Barack Obama has a chilly relationship with Israeli Prime Minister Benjamin Netanyahu, and has refused to bow to Israeli pressure to issue ultimatums to Iran over its nuclear programme.
But while the president routinely says a nuclear-armed Iran is unacceptable, he also praises the people of Iran.
On such issues, Mitt Romney has not spelt out what he would do differently – except be tougher. He has raised Iran’s quest for nuclear weapons – which Tehran denies – as evidence of President Barack Obama’s lack of leadership.
During the weekend, reports surfaced that the White House was open to one-on-one talks with Iran – but that there were no talks planned.

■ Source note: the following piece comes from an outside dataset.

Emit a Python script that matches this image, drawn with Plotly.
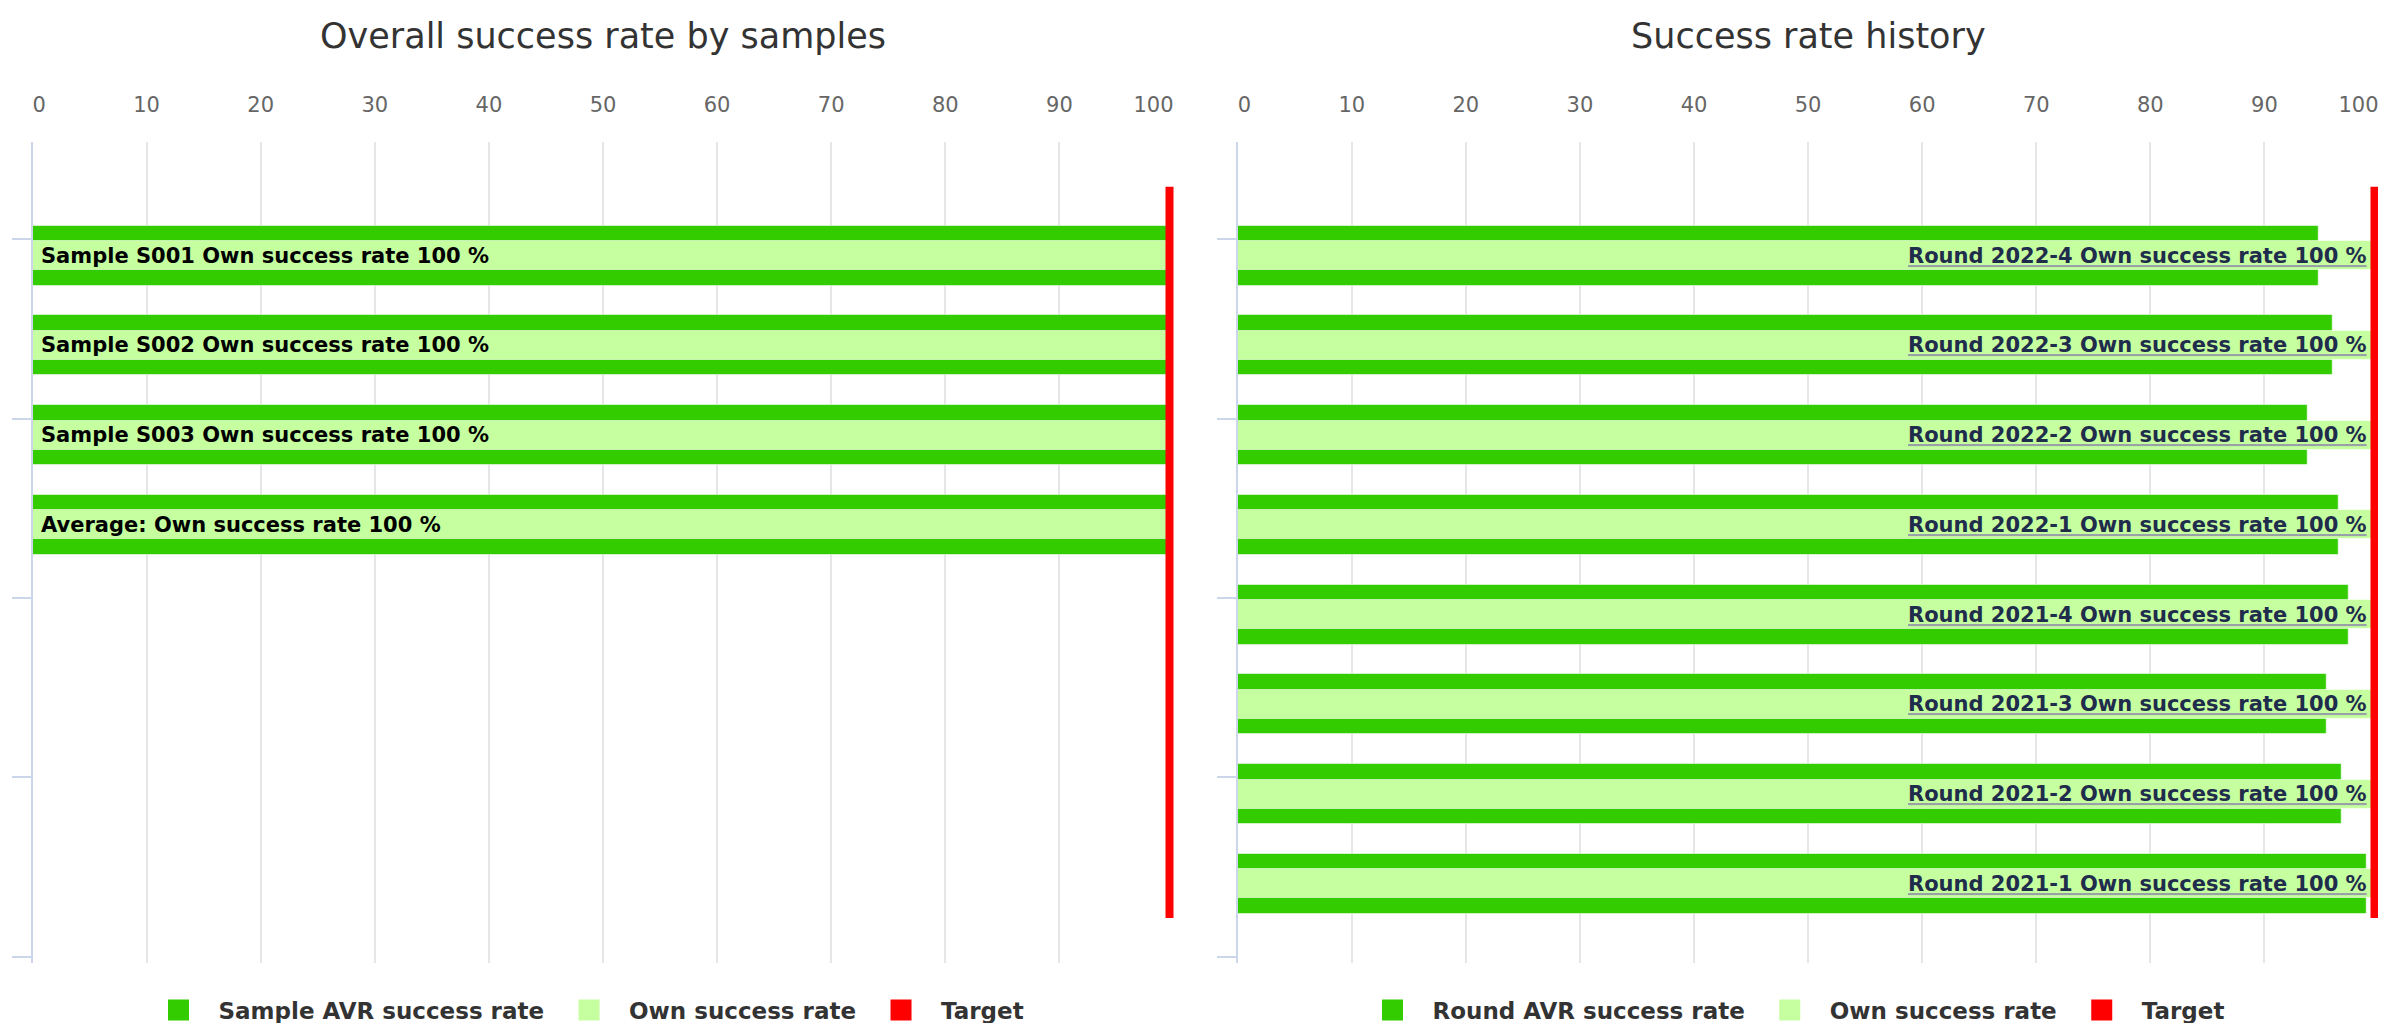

Mitt Romney will likely use the reports to show Barack Obama as weak.
While Barack Obama sees China as a competitor in the global market, Mitt Romney has been more outspoken on the emerging global superpower, saying Beijing cheats by manipulating the value of its currency against the US dollar – and that he will crack down.
But the millionaire businessman has also stumbled on international issues, managing to upset as many people as he impressed during a tour of Europe and Israel this summer.
Barack Obama spent the weekend preparing for the debate at the presidential retreat in Camp David in Maryland’s Catoctin mountains.
His opponent acclimatized in Florida with the same intensive preparations that have taken up much of his time this month.
A lackluster performance by Barack Obama in the opening debate in Denver, Colorado, on 3 October gave Mitt Romney a campaign boost, with polls perceiving the challenger as having won the debate by a wide margin.
But in their second face-off in New York last week, a more aggressive Barack Obama buried the memory of a poor first showing as he came out swinging on the economy, tax and foreign policy.
After Monday night’s showdown, both candidates will be returning to the campaign trail for a grueling final two weeks of wooing voters in swing states.
While analysts suggest the contests in some 40 states are as good as over, battles in states like Ohio, Florida and Virginia remain in the balance – and the key issues for many would-be voters remain the economy and jobs.
Much as Monday’s debate is about foreign policy, the candidates will use any opportunity to highlight the strengths of their economic policies, analysts say.